Aim of the task: Copy all lines of the listing that include the string "script".

-------- Supplied material

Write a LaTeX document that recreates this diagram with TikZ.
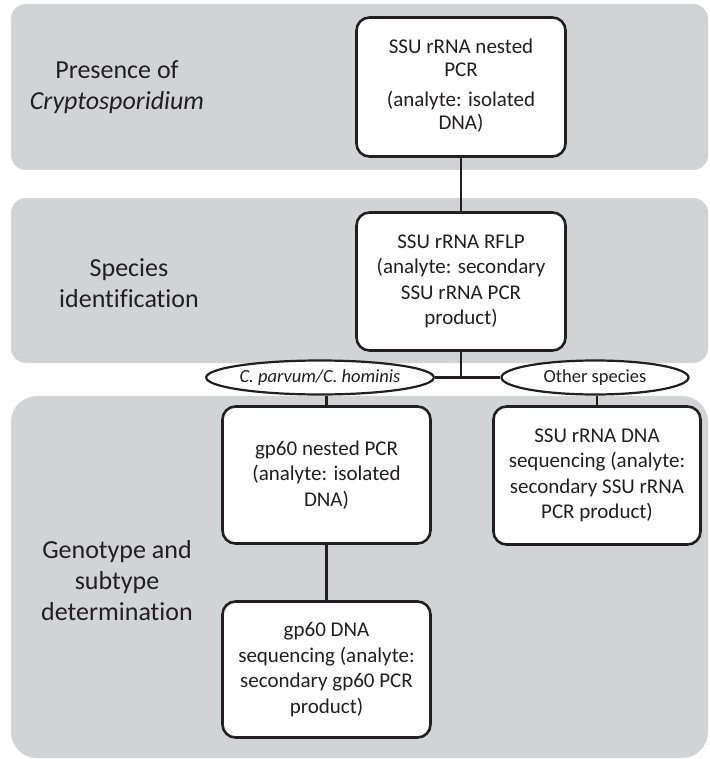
\documentclass[tikz,border=0pt]{standalone}
\usepackage{fontspec}
\setmainfont{Carlito}[Ligatures=NoCommon]
\usetikzlibrary{shapes.geometric}
\definecolor{band}{RGB}{209,211,212}
\definecolor{ink}{RGB}{35,31,32}
\begin{document}
\begin{tikzpicture}[x=1pt,y=-1pt,
  bandfill/.style={fill=band, draw=none},
  procbox/.style={draw=ink, line width=2.6pt, fill=white, rounded corners=13pt,
    inner sep=0pt, align=center, text=ink, font=\fontsize{21}{25.5}\selectfont},
  tag/.style={ellipse, draw=ink, line width=2.2pt, fill=white, inner sep=0pt,
    text=ink, font=\fontsize{18.5}{22}\selectfont},
  level/.style={align=center, text=ink, inner sep=0pt, font=\fontsize{26}{31}\selectfont},
  conn/.style={draw=ink, line width=2.6pt}]
\useasboundingbox (0,0) rectangle (709,759);
% bands
\fill[bandfill, rounded corners=15pt] (11,4) rectangle (708,170);
\fill[bandfill, rounded corners=15pt] (11,198) rectangle (708,363);
\fill[bandfill, rounded corners=26pt] (11,396) rectangle (708,758);
% level labels
\node[level] (l1) at (117,87) {Presence of\\\textit{Cryptosporidium}};
\node[level] (l2) at (129,283) {Species\\identification};
\node[level] (l3) at (117,581) {Genotype and\\subtype\\determination};
% process boxes
\node[procbox, minimum width=209pt, minimum height=139pt] (b1) at (461,87)
  {\raisebox{4pt}{\fontsize{21}{23.5}\selectfont\begin{tabular}{@{}c@{}}SSU rRNA nested\\PCR\\[6pt](analyte: isolated\\DNA)\end{tabular}}};
\node[procbox, minimum width=209pt, minimum height=138pt] (b2) at (461,281.5)
  {SSU rRNA RFLP\\(analyte: secondary\\SSU rRNA PCR\\product)};
\node[procbox, minimum width=208pt, minimum height=137pt] (b3) at (326.5,475)
  {gp60 nested PCR\\(analyte: isolated\\DNA)};
\node[procbox, minimum width=207pt, minimum height=138pt] (b4) at (597,475.5)
  {SSU rRNA DNA\\sequencing (analyte:\\secondary SSU rRNA\\PCR product)};
\node[procbox, minimum width=208pt, minimum height=136pt] (b5) at (326.5,669.5)
  {gp60 DNA\\sequencing (analyte:\\secondary gp60 PCR\\product)};
% branch tags
\node[tag, minimum width=194pt, minimum height=34pt] (e1) at (320,377.5)
  {\itshape C. parvum/C. hominis};
\node[tag, minimum width=187pt, minimum height=34pt] (e2) at (595,377.5)
  {Other species};
\coordinate (j) at (461,377.5);
% connectors
\draw[conn] (b1.south) -- (b2.north);
\draw[conn] (b2.south) -- (j);
\draw[conn] (e1.east) -- (e2.west);
\draw[conn] (b3.north) -- (b3.north |- e1.south);
\draw[conn] (b4.north) -- (b4.north |- e2.south);
\draw[conn] (b3.south) -- (b5.north);
\end{tikzpicture}
\end{document}
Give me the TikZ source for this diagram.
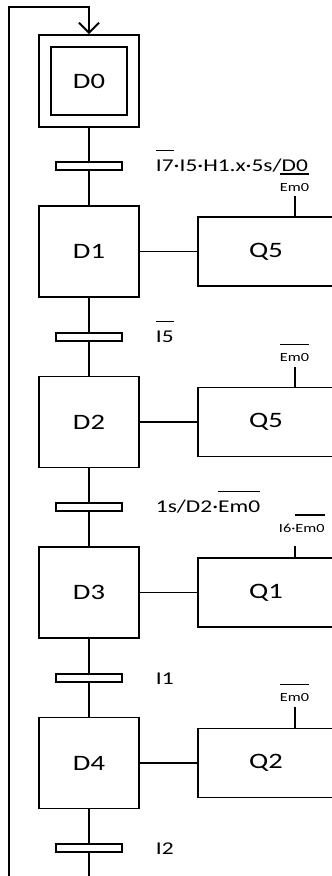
\documentclass[tikz,border=0pt]{standalone}
\usepackage{fontspec}
\setmainfont{Carlito}[FakeStretch=1.3]
\usetikzlibrary{arrows.meta}
\newcommand{\nbar}[1]{\vbox{\hrule height 1.6pt\kern 8pt\hbox{#1}}}

\begin{document}
\begin{tikzpicture}[x=1pt,y=-1pt,line width=1.9pt,
	stepbox/.style={ draw, inner sep=0pt, minimum width=100pt, minimum height=91pt, font=\fontsize{22}{26}\selectfont },
	actbox/.style={ draw, inner sep=0pt, minimum width=136pt, minimum height=69pt, font=\fontsize{22}{26}\selectfont },
	bar/.style={ draw, fill=white, inner sep=0pt, minimum width=66pt, minimum height=8pt },
	cond/.style={ anchor=base west, inner sep=0pt, font=\fontsize{18}{21}\selectfont },
	note/.style={ anchor=base west, inner sep=0pt, font=\fontsize{12.5}{15}\selectfont }
]
\useasboundingbox (0,0) rectangle (332,876);
\clip (0,0) rectangle (332,876);

% initial step
\node[stepbox, minimum height=92pt] at (89,81) (s0) {};
\node[stepbox, minimum width=76pt, minimum height=68pt] at (89,81) (s0i) {D0};

\node[bar] at (89,166.25) (t1) {};
\node[cond] at (155,171) (c1) {\nbar{I7}·I5·H1.x·5s/D0};

\node[stepbox] at (89,251.5) (s1) {D1};
\node[actbox] at (266,251.5) (a1) {Q5};
\draw (s0) to (t1);
\draw (t1) to (s1);
\draw (s1) to (a1);
\coordinate (k1) at (295,196);
\draw (k1) to (k1 |- a1.north);
\node[note] at (279,191) (n1) {\nbar{Em0}};

\node[bar] at (89,336.75) (t2) {};
\node[cond] at (155,342) (c2) {\nbar{I5}};

\node[stepbox] at (89,422) (s2) {D2};
\node[actbox] at (266,422) (a2) {Q5};
\draw (s1) to (t2);
\draw (t2) to (s2);
\draw (s2) to (a2);
\coordinate (k2) at (295,366.5);
\draw (k2) to (k2 |- a2.north);
\node[note] at (279,361.5) (n2) {\nbar{Em0}};

\node[bar] at (89,507.25) (t3) {};
\node[cond] at (155,512) (c3) {1s/D2·\nbar{Em0}};

\node[stepbox] at (89,592.5) (s3) {D3};
\node[actbox] at (266,592.5) (a3) {Q1};
\draw (s2) to (t3);
\draw (t3) to (s3);
\draw (s3) to (a3);
\coordinate (k3) at (295,546);
\draw (k3) to (k3 |- a3.north);
\node[note] at (278,532) (n3) {I6·\nbar{Em0}};

\node[bar] at (89,677.75) (t4) {};
\node[cond] at (155,684) (c4) {I1};

\node[stepbox] at (89,763) (s4) {D4};
\node[actbox] at (266,763) (a4) {Q2};
\draw (s3) to (t4);
\draw (t4) to (s4);
\draw (s4) to (a4);
\coordinate (k4) at (295,707);
\draw (k4) to (k4 |- a4.north);
\node[note] at (279,701.5) (n4) {\nbar{Em0}};

\node[bar] at (89,848.25) (t5) {};
\node[cond] at (155,854.5) (c5) {I2};
\draw (s4) to (t5);

% loop back to the initial step
\draw[-{Straight Barb[length=10pt,width=20pt]}] (t5) -- (89,890) -| (9,7) -| (s0);

\end{tikzpicture}
\end{document}
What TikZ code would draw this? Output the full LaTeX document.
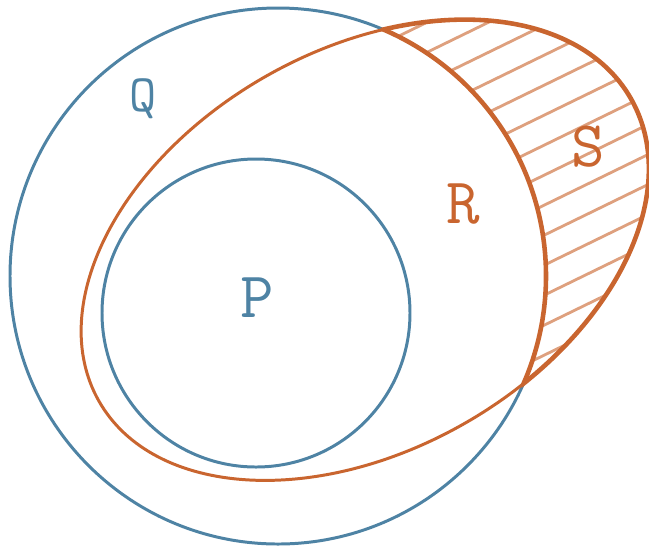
\documentclass[tikz,border=0pt]{standalone}
\usepackage{tikz}
\usetikzlibrary{calc}
\definecolor{vnBlue}{RGB}{78,131,164}
\definecolor{vnOrange}{RGB}{201,101,47}
\tikzset{
  vnSet/.style={draw=#1, line width=1.7pt},
  vnEdge/.style={draw=vnOrange, line width=2.6pt},
  vnHatch/.style={draw=vnOrange!62, line width=1.6pt},
  vnLabel/.style={text=#1, anchor=base, inner sep=0pt,
                  font=\ttfamily\fontsize{37}{40}\selectfont},
  vnRot/.style={rotate around={29.6:(cR)}}
}

\begin{document}
\begin{tikzpicture}[x=0.02cm,y=-0.02cm]
  \useasboundingbox (0,0) rectangle (649,549);
  \coordinate (cQ) at (278,276);
  \coordinate (cP) at (256,313);
  \coordinate (cR) at (365,250);

  % hatching of S
  \begin{scope}[even odd rule]
    \clip[vnRot] (cR) ellipse [x radius=306, y radius=200];
    \clip (0,0) rectangle (649,549) (cQ) circle [radius=268];
    \foreach \k in {-8,...,7}
      \draw[vnHatch] (200,{343+30*\k}) -- (800,{50.4+30*\k});
  \end{scope}

  \draw[vnSet=vnBlue] (cQ) circle [radius=268];
  \draw[vnSet=vnBlue] (cP) circle [radius=154];
  \draw[vnSet=vnOrange, vnRot] (cR) ellipse [x radius=306, y radius=200];

  % outline of S
  \begin{scope}
    \clip[vnRot] (cR) ellipse [x radius=306, y radius=200];
    \draw[vnEdge] (cQ) circle [radius=268];
  \end{scope}
  \begin{scope}[even odd rule]
    \clip (0,0) rectangle (649,549) (cQ) circle [radius=268];
    \draw[vnEdge, vnRot] (cR) ellipse [x radius=306, y radius=200];
  \end{scope}

  \node[vnLabel=vnBlue, font=\ttfamily\fontsize{30}{32}\selectfont] (labelQ) at (143,111) {Q};
  \node[vnLabel=vnBlue] (labelP) at (257,317) {P};
  \node[vnLabel=vnOrange] (labelR) at (463,223) {R};
  \node[vnLabel=vnOrange] (labelS) at (588,166) {S};
\end{tikzpicture}
\end{document}
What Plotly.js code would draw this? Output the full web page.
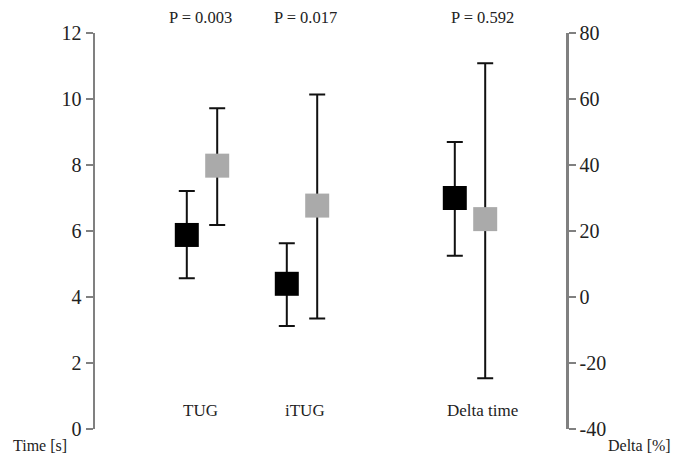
<!DOCTYPE html>
<html>
<head>
<meta charset="utf-8">
<script src="https://cdn.plot.ly/plotly-3.0.1.min.js"></script>
<style>html,body{margin:0;padding:0;background:#fff;}#chart{width:674px;height:463px;}</style>
</head>
<body>
<div id="chart"></div>
<script>
// Data
const categories = ["TUG", "iTUG", "Delta time"];
const pValues = ["P = 0.003", "P = 0.017", "P = 0.592"];
// Time [s] (left axis) for TUG, iTUG
const blackMean = [5.88, 4.40];
const blackPlus = [1.33, 1.23];
const blackMinus = [1.31, 1.28];
const grayMean = [7.98, 6.77];
const grayPlus = [1.74, 3.37];
const grayMinus = [1.80, 3.42];
// Delta [%] (right axis)
const deltaBlackMean = [30.0];
const deltaBlackPlus = [17.0];
const deltaBlackMinus = [17.5];
const deltaGrayMean = [23.6];
const deltaGrayPlus = [47.2];
const deltaGrayMinus = [48.2];
const leftTicks = [0, 2, 4, 6, 8, 10, 12];
const rightTicks = [-40, -20, 0, 20, 40, 60, 80];

// layout positions (x in 100px units from left axis)
const catX = [1.07, 2.07, 3.75];
const off = 0.152;
const labelX = [1.05, 2.10, 3.87];

const font = "Liberation Serif";

function trace(xs, ys, plus, minus, color, yaxis) {
  return {
    type: "scatter", mode: "markers", x: xs, y: ys, yaxis: yaxis,
    marker: {symbol: "square", size: 24, color: color, line: {width: 0}},
    error_y: {type: "data", symmetric: false, array: plus, arrayminus: minus,
      color: "#111", thickness: 2, width: 8},
    showlegend: false, hoverinfo: "skip", cliponaxis: false
  };
}

const data = [
  trace(catX.slice(0, 2).map(v => v - off), blackMean, blackPlus, blackMinus, "#000000", "y"),
  trace(catX.slice(0, 2).map(v => v + off), grayMean, grayPlus, grayMinus, "#aaaaaa", "y"),
  trace([catX[2] - off], deltaBlackMean, deltaBlackPlus, deltaBlackMinus, "#000000", "y2"),
  trace([catX[2] + off], deltaGrayMean, deltaGrayPlus, deltaGrayMinus, "#aaaaaa", "y2")
];

const annotations = [];
categories.forEach((c, i) => {
  annotations.push({x: labelX[i], y: 0, xref: "x", yref: "paper", text: c, showarrow: false,
    font: {family: font, size: 17, color: "#222"}, yanchor: "middle", yshift: 19});
  annotations.push({x: labelX[i], y: 1.0, xref: "x", yref: "paper", text: pValues[i], showarrow: false,
    font: {family: font, size: 16.5, color: "#222"}, yanchor: "bottom", yshift: 4});
});
annotations.push({x: 0, y: 0, xref: "paper", yref: "paper", xanchor: "left", yanchor: "top",
  text: "Time [s]", showarrow: false, xshift: -84, yshift: -6, font: {family: font, size: 16, color: "#222"}});
annotations.push({x: 1, y: 0, xref: "paper", yref: "paper", xanchor: "right", yanchor: "top",
  text: "Delta [%]", showarrow: false, xshift: 107, yshift: -6, font: {family: font, size: 16, color: "#222"}});

const axisCommon = {
  showgrid: false, zeroline: false, showline: true, linecolor: "#808080", linewidth: 2.5,
  ticks: "outside", ticklen: 7, tickwidth: 2, tickcolor: "#808080",
  tickfont: {family: font, size: 20, color: "#222"}, fixedrange: true
};

const layout = {
  width: 674, height: 463,
  margin: {l: 95, r: 108, t: 33, b: 34},
  paper_bgcolor: "#fff", plot_bgcolor: "#fff",
  font: {family: font},
  xaxis: {range: [0, 4.71], visible: false, fixedrange: true},
  yaxis: Object.assign({}, axisCommon, {range: [0, 12], tickvals: leftTicks, ticktext: leftTicks.map(String)}),
  yaxis2: Object.assign({}, axisCommon, {range: [-40, 80], overlaying: "y", side: "right",
    tickvals: rightTicks, ticktext: rightTicks.map(String)}),
  annotations: annotations
};

Plotly.newPlot("chart", data, layout, {displayModeBar: false, staticPlot: true});
</script>
</body>
</html>
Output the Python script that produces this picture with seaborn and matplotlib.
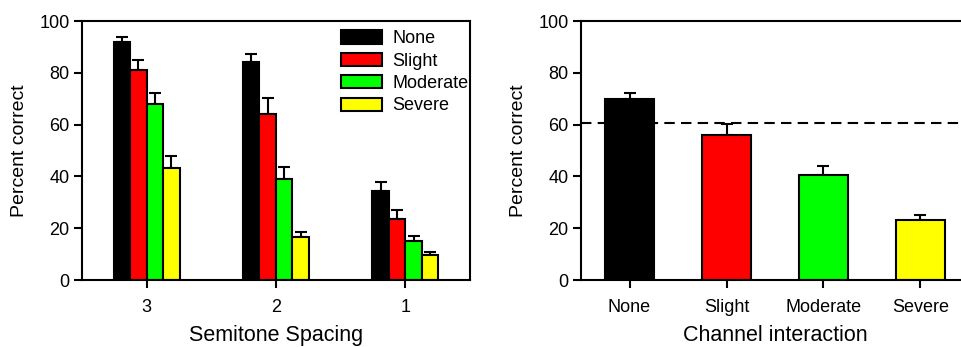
"""
Two-panel bar chart: percent correct by semitone spacing and channel interaction
"""

import numpy as np
import pandas as pd
import matplotlib
matplotlib.use("Agg")
import matplotlib.pyplot as plt
import seaborn as sns

# data
levels = ["None", "Slight", "Moderate", "Severe"]
colors = ["#000000", "#ff0000", "#00ff00", "#ffff00"]
spacings = ["3", "2", "1"]

# left panel, one list per interaction level, ordered by spacing 3, 2, 1
none_mean = [91.9, 84.2, 34.2]
slight_mean = [81.0, 64.3, 23.4]
moderate_mean = [68.0, 38.9, 14.9]
severe_mean = [43.1, 16.8, 9.5]
none_err = [1.9, 3.2, 3.6]
slight_err = [4.1, 6.1, 3.5]
moderate_err = [4.2, 4.8, 2.2]
severe_err = [4.8, 1.7, 1.3]

# right panel
overall_mean = [70.0, 56.2, 40.7, 23.0]
overall_err = [2.1, 4.2, 3.3, 2.2]
chance_level = 60.8


def setup_plotting():
    sns.set_style("ticks")
    plt.rcParams["font.family"] = ["Liberation Sans", "DejaVu Sans"]
    plt.rcParams["axes.linewidth"] = 1.5
    plt.rcParams["xtick.major.width"] = 1.5
    plt.rcParams["ytick.major.width"] = 1.5
    plt.rcParams["xtick.major.size"] = 6
    plt.rcParams["ytick.major.size"] = 6
    plt.rcParams["xtick.direction"] = "out"
    plt.rcParams["ytick.direction"] = "out"
    plt.rcParams["xtick.color"] = "black"
    plt.rcParams["ytick.color"] = "black"
    plt.rcParams["xtick.labelcolor"] = "black"
    plt.rcParams["ytick.labelcolor"] = "black"
    plt.rcParams["axes.labelcolor"] = "black"
    plt.rcParams["text.color"] = "black"
    plt.rcParams["axes.edgecolor"] = "black"


def add_errorbars(ax, containers, errs):
    # upward-only error bars on top of each bar
    for cont, err in zip(containers, errs):
        xs = [p.get_x() + p.get_width() / 2 for p in cont.patches]
        ys = [p.get_height() for p in cont.patches]
        ax.errorbar(xs, ys, yerr=[np.zeros(len(err)), err], fmt="none",
                    ecolor="black", elinewidth=1.5, capsize=4, capthick=1.5, zorder=1)


def style_axis(ax):
    ax.set_ylim(0, 100)
    ax.set_yticks([0, 20, 40, 60, 80, 100])
    ax.tick_params(axis="y", labelsize=13, pad=3)
    ax.tick_params(axis="x", labelsize=13, pad=8)
    ax.set_ylabel("Percent correct", fontsize=14, labelpad=8)
    for s in ax.spines.values():
        s.set_visible(True)
        s.set_linewidth(1.5)


setup_plotting()
fig = plt.figure(figsize=(9.61, 3.47), dpi=100)
ax1 = fig.add_axes([0.0853, 0.193, 0.4037, 0.746])
ax2 = fig.add_axes([0.6046, 0.193, 0.4037, 0.746])

# left panel
left_df = pd.DataFrame({
    "spacing": spacings * 4,
    "level": np.repeat(levels, 3),
    "value": none_mean + slight_mean + moderate_mean + severe_mean,
})
sns.barplot(data=left_df, x="spacing", y="value", hue="level", order=spacings,
            hue_order=levels, palette=colors, width=0.51, edgecolor="black",
            linewidth=1.5, errorbar=None, saturation=1, ax=ax1, zorder=2)
add_errorbars(ax1, ax1.containers, [none_err, slight_err, moderate_err, severe_err])
ax1.set_xlim(-0.5, 2.5)
style_axis(ax1)
ax1.set_xlabel("Semitone Spacing", fontsize=15.5, labelpad=6)
ax1.legend(loc="upper left", bbox_to_anchor=(0.667, 0.965), frameon=False,
           fontsize=13, handlelength=2.3, handleheight=0.75, handletextpad=0.55,
           labelspacing=0.3, borderpad=0, borderaxespad=0)

# right panel
right_df = pd.DataFrame({"level": levels, "value": overall_mean})
sns.barplot(data=right_df, x="level", y="value", hue="level", order=levels,
            hue_order=levels, palette=colors, width=0.5, edgecolor="black",
            linewidth=1.5, errorbar=None, saturation=1, legend=False, ax=ax2, zorder=2)
cont = ax2.containers
if len(cont) == 1:
    add_errorbars(ax2, cont, [overall_err])
else:
    add_errorbars(ax2, cont, [[e] for e in overall_err])
ax2.axhline(chance_level, color="black", linestyle=(0, (5, 3)), linewidth=1.5, zorder=1)
ax2.set_xlim(-0.5, 3.5)
style_axis(ax2)
ax2.set_xlabel("Channel interaction", fontsize=15.5, labelpad=6)

fig.savefig("out.png", dpi=100)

----------------

Full response:
<script src="https://cdn.plot.ly/plotly-3.0.1.min.js"></script>
<script>
</script>
Output the Python script that produces this picture with seaborn and matplotlib.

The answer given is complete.